- Dataset excerpt:

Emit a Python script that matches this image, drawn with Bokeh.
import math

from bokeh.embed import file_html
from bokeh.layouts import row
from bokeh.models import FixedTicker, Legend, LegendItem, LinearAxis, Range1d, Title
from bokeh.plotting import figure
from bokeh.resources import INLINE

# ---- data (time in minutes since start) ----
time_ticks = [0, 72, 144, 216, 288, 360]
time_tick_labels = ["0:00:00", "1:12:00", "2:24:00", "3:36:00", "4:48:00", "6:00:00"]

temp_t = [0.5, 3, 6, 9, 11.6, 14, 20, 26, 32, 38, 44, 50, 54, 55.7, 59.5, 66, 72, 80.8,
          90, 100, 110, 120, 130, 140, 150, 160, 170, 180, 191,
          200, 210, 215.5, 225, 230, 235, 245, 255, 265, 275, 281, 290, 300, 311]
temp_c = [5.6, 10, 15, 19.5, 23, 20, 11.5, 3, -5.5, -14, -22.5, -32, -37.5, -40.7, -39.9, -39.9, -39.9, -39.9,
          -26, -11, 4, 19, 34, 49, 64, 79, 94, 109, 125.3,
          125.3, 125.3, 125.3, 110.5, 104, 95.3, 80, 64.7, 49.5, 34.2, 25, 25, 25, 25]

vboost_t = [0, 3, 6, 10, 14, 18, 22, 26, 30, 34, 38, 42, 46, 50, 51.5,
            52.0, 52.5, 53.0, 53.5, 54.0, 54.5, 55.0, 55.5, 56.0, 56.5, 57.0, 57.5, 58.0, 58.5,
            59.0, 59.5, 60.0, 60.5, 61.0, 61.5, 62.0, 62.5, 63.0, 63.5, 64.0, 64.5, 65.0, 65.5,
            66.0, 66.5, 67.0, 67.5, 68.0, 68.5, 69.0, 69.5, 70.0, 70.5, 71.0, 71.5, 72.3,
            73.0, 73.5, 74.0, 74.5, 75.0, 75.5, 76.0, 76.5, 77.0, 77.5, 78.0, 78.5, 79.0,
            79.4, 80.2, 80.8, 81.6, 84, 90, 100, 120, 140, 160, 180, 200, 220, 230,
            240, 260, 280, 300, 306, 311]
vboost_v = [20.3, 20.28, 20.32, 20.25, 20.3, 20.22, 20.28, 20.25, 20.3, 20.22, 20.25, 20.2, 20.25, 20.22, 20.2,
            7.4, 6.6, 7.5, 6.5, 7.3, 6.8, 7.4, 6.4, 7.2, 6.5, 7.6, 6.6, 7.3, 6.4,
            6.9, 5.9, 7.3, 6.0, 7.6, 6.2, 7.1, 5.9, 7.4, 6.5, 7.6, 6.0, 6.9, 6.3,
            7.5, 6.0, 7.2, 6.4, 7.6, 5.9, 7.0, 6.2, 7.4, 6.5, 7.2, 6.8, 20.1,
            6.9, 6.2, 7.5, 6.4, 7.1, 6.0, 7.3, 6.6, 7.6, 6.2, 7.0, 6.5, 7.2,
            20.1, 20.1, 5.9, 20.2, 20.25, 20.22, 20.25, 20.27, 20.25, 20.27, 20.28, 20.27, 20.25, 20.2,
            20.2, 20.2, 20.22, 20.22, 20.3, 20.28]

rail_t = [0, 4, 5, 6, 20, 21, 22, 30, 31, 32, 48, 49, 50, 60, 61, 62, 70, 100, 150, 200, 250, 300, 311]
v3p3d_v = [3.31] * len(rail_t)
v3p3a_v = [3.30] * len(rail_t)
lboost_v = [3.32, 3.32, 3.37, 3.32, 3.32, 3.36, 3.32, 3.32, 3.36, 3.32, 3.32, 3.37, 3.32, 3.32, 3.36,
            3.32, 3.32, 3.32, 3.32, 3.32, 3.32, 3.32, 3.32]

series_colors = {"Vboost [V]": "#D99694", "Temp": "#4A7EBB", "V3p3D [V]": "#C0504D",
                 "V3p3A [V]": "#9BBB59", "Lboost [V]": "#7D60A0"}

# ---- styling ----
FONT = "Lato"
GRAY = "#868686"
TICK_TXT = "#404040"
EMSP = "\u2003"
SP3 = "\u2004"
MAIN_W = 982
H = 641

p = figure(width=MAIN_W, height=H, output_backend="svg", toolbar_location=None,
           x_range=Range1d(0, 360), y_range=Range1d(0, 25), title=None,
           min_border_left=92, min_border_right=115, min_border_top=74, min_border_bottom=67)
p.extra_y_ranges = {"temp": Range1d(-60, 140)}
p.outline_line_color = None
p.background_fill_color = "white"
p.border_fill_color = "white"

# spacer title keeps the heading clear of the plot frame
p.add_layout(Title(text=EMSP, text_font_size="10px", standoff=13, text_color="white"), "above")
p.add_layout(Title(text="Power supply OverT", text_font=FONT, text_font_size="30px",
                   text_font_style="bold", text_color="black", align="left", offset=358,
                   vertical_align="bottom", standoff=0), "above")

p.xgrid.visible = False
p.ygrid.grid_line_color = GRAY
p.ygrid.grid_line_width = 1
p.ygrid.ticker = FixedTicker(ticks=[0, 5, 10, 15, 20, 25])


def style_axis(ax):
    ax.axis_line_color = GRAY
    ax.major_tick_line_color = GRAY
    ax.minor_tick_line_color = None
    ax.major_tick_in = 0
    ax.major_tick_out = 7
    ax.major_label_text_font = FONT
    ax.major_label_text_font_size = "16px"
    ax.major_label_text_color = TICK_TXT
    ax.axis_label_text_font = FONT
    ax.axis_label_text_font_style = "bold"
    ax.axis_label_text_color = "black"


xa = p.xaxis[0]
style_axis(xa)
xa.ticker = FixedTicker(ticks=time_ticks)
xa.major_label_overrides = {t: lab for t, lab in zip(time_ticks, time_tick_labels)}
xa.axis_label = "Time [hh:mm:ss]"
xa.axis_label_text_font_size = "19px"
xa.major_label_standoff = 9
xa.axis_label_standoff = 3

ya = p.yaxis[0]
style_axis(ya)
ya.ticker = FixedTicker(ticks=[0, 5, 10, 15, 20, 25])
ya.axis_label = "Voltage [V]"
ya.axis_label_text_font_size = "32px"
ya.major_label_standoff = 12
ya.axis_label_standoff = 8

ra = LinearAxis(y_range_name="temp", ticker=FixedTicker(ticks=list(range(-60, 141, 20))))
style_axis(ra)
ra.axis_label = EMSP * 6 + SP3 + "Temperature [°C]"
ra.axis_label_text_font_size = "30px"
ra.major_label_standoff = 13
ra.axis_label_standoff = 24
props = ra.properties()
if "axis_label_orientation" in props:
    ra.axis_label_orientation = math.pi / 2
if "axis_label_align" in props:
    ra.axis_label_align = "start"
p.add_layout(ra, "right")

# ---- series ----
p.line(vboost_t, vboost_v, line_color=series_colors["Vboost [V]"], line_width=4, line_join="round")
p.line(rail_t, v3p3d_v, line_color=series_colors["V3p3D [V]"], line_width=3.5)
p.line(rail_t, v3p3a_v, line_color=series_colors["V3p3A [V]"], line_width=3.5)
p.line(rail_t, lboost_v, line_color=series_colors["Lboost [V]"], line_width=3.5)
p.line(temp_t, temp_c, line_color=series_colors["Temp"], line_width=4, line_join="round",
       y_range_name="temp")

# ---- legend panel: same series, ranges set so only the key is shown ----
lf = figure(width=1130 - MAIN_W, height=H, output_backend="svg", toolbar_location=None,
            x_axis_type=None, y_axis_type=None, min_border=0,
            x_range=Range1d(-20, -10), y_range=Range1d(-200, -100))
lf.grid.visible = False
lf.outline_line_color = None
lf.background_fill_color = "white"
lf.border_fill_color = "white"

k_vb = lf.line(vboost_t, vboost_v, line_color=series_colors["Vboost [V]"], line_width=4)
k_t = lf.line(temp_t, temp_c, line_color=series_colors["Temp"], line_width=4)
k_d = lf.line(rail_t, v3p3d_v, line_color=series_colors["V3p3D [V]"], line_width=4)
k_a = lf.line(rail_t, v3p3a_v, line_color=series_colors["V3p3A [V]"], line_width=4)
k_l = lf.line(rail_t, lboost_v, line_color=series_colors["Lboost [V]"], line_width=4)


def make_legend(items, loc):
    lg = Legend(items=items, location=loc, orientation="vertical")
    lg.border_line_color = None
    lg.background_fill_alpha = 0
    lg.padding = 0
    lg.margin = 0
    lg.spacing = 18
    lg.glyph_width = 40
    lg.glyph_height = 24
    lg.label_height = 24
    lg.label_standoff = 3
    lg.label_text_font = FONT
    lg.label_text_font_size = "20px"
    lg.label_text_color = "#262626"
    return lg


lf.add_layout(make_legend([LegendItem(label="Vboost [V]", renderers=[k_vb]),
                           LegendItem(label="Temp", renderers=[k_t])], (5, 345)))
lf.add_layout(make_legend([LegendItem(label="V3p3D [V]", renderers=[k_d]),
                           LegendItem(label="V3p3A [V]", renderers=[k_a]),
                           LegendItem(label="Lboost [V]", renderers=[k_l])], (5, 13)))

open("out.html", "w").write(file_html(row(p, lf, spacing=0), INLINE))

- Work to complete:
Everything from the first line of the material through the line containing "25, 25, 25]" is to be printed exactly; lines after that are to be left out.

- The solution:
Emit a Python script that matches this image, drawn with Bokeh.
import math

from bokeh.embed import file_html
from bokeh.layouts import row
from bokeh.models import FixedTicker, Legend, LegendItem, LinearAxis, Range1d, Title
from bokeh.plotting import figure
from bokeh.resources import INLINE

# ---- data (time in minutes since start) ----
time_ticks = [0, 72, 144, 216, 288, 360]
time_tick_labels = ["0:00:00", "1:12:00", "2:24:00", "3:36:00", "4:48:00", "6:00:00"]

temp_t = [0.5, 3, 6, 9, 11.6, 14, 20, 26, 32, 38, 44, 50, 54, 55.7, 59.5, 66, 72, 80.8,
          90, 100, 110, 120, 130, 140, 150, 160, 170, 180, 191,
          200, 210, 215.5, 225, 230, 235, 245, 255, 265, 275, 281, 290, 300, 311]
temp_c = [5.6, 10, 15, 19.5, 23, 20, 11.5, 3, -5.5, -14, -22.5, -32, -37.5, -40.7, -39.9, -39.9, -39.9, -39.9,
          -26, -11, 4, 19, 34, 49, 64, 79, 94, 109, 125.3,
          125.3, 125.3, 125.3, 110.5, 104, 95.3, 80, 64.7, 49.5, 34.2, 25, 25, 25, 25]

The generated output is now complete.